══ Exercise data
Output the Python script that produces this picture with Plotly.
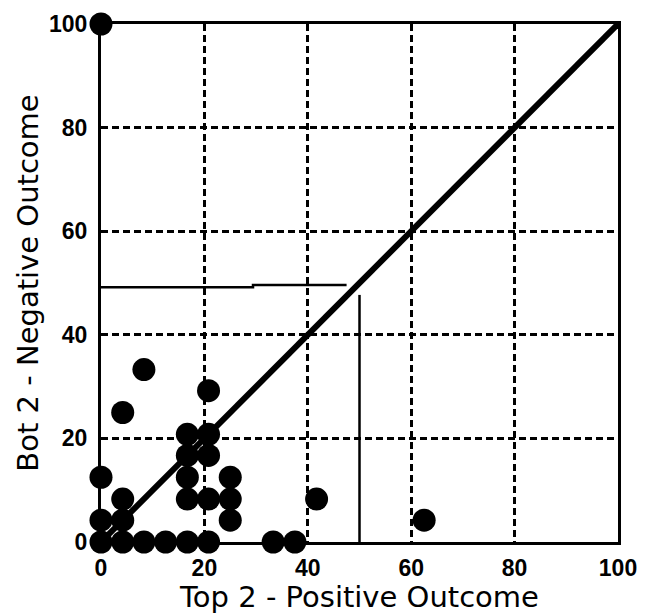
import plotly.graph_objects as go

# Data (percent of respondents)
top2_positive = [0, 8.3, 4.2, 20.8, 16.7, 20.8, 16.7, 20.8, 16.7, 25, 16.7, 20.8, 25, 25,
                 0, 4.2, 0, 4.2, 0, 4.2, 8.3, 12.5, 16.7, 20.8, 33.3, 37.5, 41.7, 62.5]
bot2_negative = [100, 33.3, 25, 29.2, 20.8, 20.8, 16.7, 16.7, 12.5, 12.5, 8.3, 8.3, 8.3, 4.2,
                 12.5, 8.3, 4.2, 4.2, 0, 0, 0, 0, 0, 0, 0, 0, 8.3, 4.2]

# Reference lines
diag_x = [0, 100]
diag_y = [0, 100]
hline_x = [0, 29.4, 29.4, 47.5]
hline_y = [49.2, 49.2, 49.6, 49.6]
vline_x = [50, 50]
vline_y = [0, 47.7]

tick_vals = [0, 20, 40, 60, 80, 100]
tick_text = ["0", "20", "40", "60", "80", "100"]

fig = go.Figure()
fig.add_trace(go.Scatter(x=diag_x, y=diag_y, mode="lines",
                         line=dict(color="black", width=6), showlegend=False, hoverinfo="skip"))
fig.add_trace(go.Scatter(x=hline_x, y=hline_y, mode="lines",
                         line=dict(color="black", width=2.5), showlegend=False, hoverinfo="skip"))
fig.add_trace(go.Scatter(x=vline_x, y=vline_y, mode="lines",
                         line=dict(color="black", width=2.5), showlegend=False, hoverinfo="skip"))
fig.add_trace(go.Scatter(x=top2_positive, y=bot2_negative, mode="markers",
                         marker=dict(color="black", size=23, line=dict(width=0)),
                         cliponaxis=False, showlegend=False))

axis_common = dict(
    range=[0, 100], tickvals=tick_vals, ticktext=tick_text,
    showline=True, linecolor="black", linewidth=3, mirror=True,
    showgrid=True, gridcolor="black", gridwidth=2.5, griddash="7px,4px",
    zeroline=False, ticks="", layer="below traces", automargin=False,
    tickfont=dict(family="Liberation Sans, Arial", size=23, color="black", weight="bold"),
    fixedrange=True,
)

title_font = dict(family="DejaVu Sans", size=29, color="black")

fig.update_layout(
    template="none",
    width=645, height=606,
    margin=dict(l=93, r=35, t=16, b=72),
    paper_bgcolor="white", plot_bgcolor="white",
    xaxis=dict(**axis_common, ticklabelstandoff=3,
               title=dict(text="Top 2 - Positive Outcome", standoff=13, font=title_font)),
    yaxis=dict(**axis_common, ticklabelstandoff=6,
               title=dict(text="Bot 2 - Negative Outcome", standoff=2, font=title_font)),
)

fig.write_html("out.html")
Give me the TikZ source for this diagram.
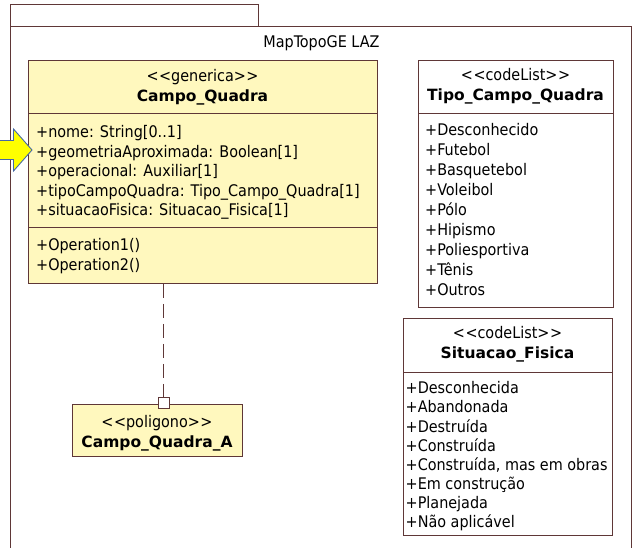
\documentclass[tikz,border=0pt]{standalone}
\usepackage{fontspec}
\setmainfont{DejaVu Sans Condensed}[BoldFont={DejaVu Sans Bold}]
\definecolor{umlline}{RGB}{95,55,55}
\definecolor{umlfill}{RGB}{255,248,190}
\definecolor{arrowfill}{RGB}{255,255,0}
\definecolor{arrowline}{RGB}{70,105,165}
\newcommand{\fst}{\rule{0pt}{14pt}}
\tikzset{
  box/.style={draw=umlline, line width=0.9pt, inner sep=0pt},
  ybox/.style={box, fill=umlfill},
  wbox/.style={box, fill=white},
  txt/.style={inner sep=0pt, align=left, anchor=north west, font=\fontsize{16}{19.5}\selectfont},
  ctxt/.style={inner sep=0pt, anchor=base, font=\fontsize{16}{19.5}\selectfont},
  ntxt/.style={inner sep=0pt, anchor=base, font=\fontsize{15.5}{19.5}\selectfont\bfseries},
}
\begin{document}
\begin{tikzpicture}[x=1pt,y=-1pt]
\useasboundingbox (0,0) rectangle (635,548);
\clip (0,0) rectangle (635,548);
% package
\draw[umlline, line width=0.9pt] (10,4) rectangle (258,26);
\draw[umlline, line width=0.9pt] (10,560) -- (10,26) -- (631,26) -- (631,560);
\node[ctxt] (pkg) at (321.5,48) {MapTopoGE LAZ};

% Campo_Quadra
\node[ybox, minimum width=349pt, minimum height=53pt, anchor=north west] (cqh) at (28,60) {};
\node[ybox, minimum width=349pt, minimum height=114pt, anchor=north west] (cqa) at (28,113) {};
\node[ybox, minimum width=349pt, minimum height=56pt, anchor=north west] (cqo) at (28,227) {};
\node[ctxt] (cqs) at (202.5,81.5) {<\kern0.5pt<generica>\kern0.5pt>};
\node[ntxt] (cqn) at (202.5,101.5) {Campo\_Quadra};
\node[txt] (cqat) at (36,123.5) {\fst+nome: String[0..1]\\+geometriaAproximada: Boolean[1]\\+operacional: Auxiliar[1]\\+tipoCampoQuadra: Tipo\_Campo\_Quadra[1]\\+situacaoFisica: Situacao\_Fisica[1]};
\node[txt] (cqot) at (36,236.5) {\fst+Operation1()\\+Operation2()};

% Campo_Quadra_A
\node[ybox, minimum width=170pt, minimum height=52pt, anchor=north west] (cqA) at (72,404) {};
\node[ctxt] (cqAs) at (157,427.5) {<\kern0.5pt<poligono>\kern0.5pt>};
\node[ntxt] (cqAn) at (157,447.5) {Campo\_Quadra\_A};
\coordinate (sq) at (163.5,402.5);
\draw[umlline, line width=0.9pt, dash pattern=on 14pt off 6pt] (cqo.south -| sq) -- ([yshift=-5.5pt]sq);
\node[wbox, minimum size=11pt] (sqn) at (sq) {};

% Tipo_Campo_Quadra
\node[wbox, minimum width=195pt, minimum height=53pt, anchor=north west] (tch) at (418,60) {};
\node[wbox, minimum width=195pt, minimum height=194pt, anchor=north west] (tca) at (418,113) {};
\node[ctxt] (tcs) at (515.5,81) {<\kern0.5pt<codeList>\kern0.5pt>};
\node[ntxt] (tcn) at (515.5,101) {Tipo\_Campo\_Quadra};
\node[txt, font=\fontsize{16}{20}\selectfont] (tcat) at (425,121.5) {\fst+Desconhecido\\+Futebol\\+Basquetebol\\+Voleibol\\+Pólo\\+Hipismo\\+Poliesportiva\\+Tênis\\+Outros};

% Situacao_Fisica
\node[wbox, minimum width=209pt, minimum height=217pt, anchor=north west] (sfb) at (403,318) {};
\draw[umlline, line width=0.9pt] (403,372) -- (612,372);
\node[ctxt] (sfs) at (507.5,338.5) {<\kern0.5pt<codeList>\kern0.5pt>};
\node[ntxt] (sfn) at (507.5,358.5) {Situacao\_Fisica};
\node[txt, font=\fontsize{16}{19.15}\selectfont] (sfat) at (405.5,379.5) {\fst+Desconhecida\\+Abandonada\\+Destruída\\+Construída\\+Construída, mas em obras\\+Em construção\\+Planejada\\+Não aplicável};

% highlight arrow
\draw[draw=arrowline, fill=arrowfill, line width=0.9pt, line join=miter]
  (-2,140.5) -- (13.5,140.5) -- (13.5,129) -- (32,150) -- (13.5,171) -- (13.5,159.5) -- (-2,159.5) -- cycle;
\end{tikzpicture}
\end{document}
════
- Description of the task
Set down the records above word for word, from the first line through the line containing "0, 8.3, 4.2]", both included; leave out the pictures.

- The completed task
Output the Python script that produces this picture with Plotly.
import plotly.graph_objects as go

# Data (percent of respondents)
top2_positive = [0, 8.3, 4.2, 20.8, 16.7, 20.8, 16.7, 20.8, 16.7, 25, 16.7, 20.8, 25, 25,
                 0, 4.2, 0, 4.2, 0, 4.2, 8.3, 12.5, 16.7, 20.8, 33.3, 37.5, 41.7, 62.5]
bot2_negative = [100, 33.3, 25, 29.2, 20.8, 20.8, 16.7, 16.7, 12.5, 12.5, 8.3, 8.3, 8.3, 4.2,
                 12.5, 8.3, 4.2, 4.2, 0, 0, 0, 0, 0, 0, 0, 0, 8.3, 4.2]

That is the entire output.